Marina and the Diamonds on New ‘Froot,’ Why She’s Not ‘Pop’
Marina and the Diamonds – the Welsh singer born Marina Diamandis – has worked with the biggest producers in music and scored a Number One album in her home country. Froot, a groove-heavy chronicle of high highs and low lows, just debuted in the U.S. Top 10, but the singer still doesn’t feel like a pop star. “I think because of my past albums people call me a pop artist,” she says. “But the music I’m making isn’t pop in term of being bubblegum or current, so I’m not really sure.”
However you classify Marina’s songs, the 29-year-old seems to hitting her stride: Froot might be the most sonically consistent, lyrically ambitious of her career, and this summer she’ll be taking its best tracks outdoors with “realistic, space-themed” performances at festivals like Coachella, Governors Ball and Lollapalooza. Just before the LP hit stores, Marina chatted with Rolling Stone about the meaning of the unusual title, how the Boston bombing inspired one of the stand-out tracks and why this album is more revealing than her previous chart-topper. “With Electra Heart, it was disappointing for me,” she admits. “Not because of the music, but because people think you’re different from who you really are.”
I’m sure you’ve been getting this a lot, but what the hell is a “froot”?
Well! The reason why I misspelled “fruit” was actually because I didn’t want the name of the album to hold any previous connotation. I wanted to have it’s own identity, like a non-entity.
At first listen, the album sounds very upbeat, but it also seems to be rooted in break-up and depression. Is that right?
I don’t know. There are four songs that are about that. In general it’s kind of about the process of getting through feeling a certain way and having a transition in your life and coming out the other end.
There’s a song on the album called “Savages” about some particularly heavy subject matter. Where did that one come from?
For me, it’s one of the most important songs on the record and the one that doesn’t scream radio single, even though I hope it gets its own release.
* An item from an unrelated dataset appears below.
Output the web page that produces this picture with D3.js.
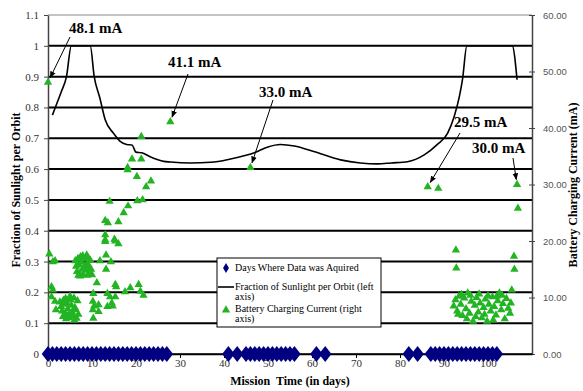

I was reading an article in the newspaper about the Boston bombing. The journalist said, “It’s so hard to reconcile how one man can be running a charity race, while another man is building a bomb to blow this person up.” That’s how it started, and I think it was more a result about how these same kinds of news stories keep coming up day-in and day-out.
For example, the horrendous gang rape of a women in India started an onslaught of other rape stories because it was becoming relevant. Like most of us, I found it so hard to digest and what I wanted to write about in the song isn’t condemning these things – even though they have to be condemned – but questioning why these things happen. This is something that is eons old, and it’s more about how we deal with the fact that it’s a natural, perhaps common trait in man. I think there needs to be another way to approaching this, rather than saying, “Chuck ’em in jail.”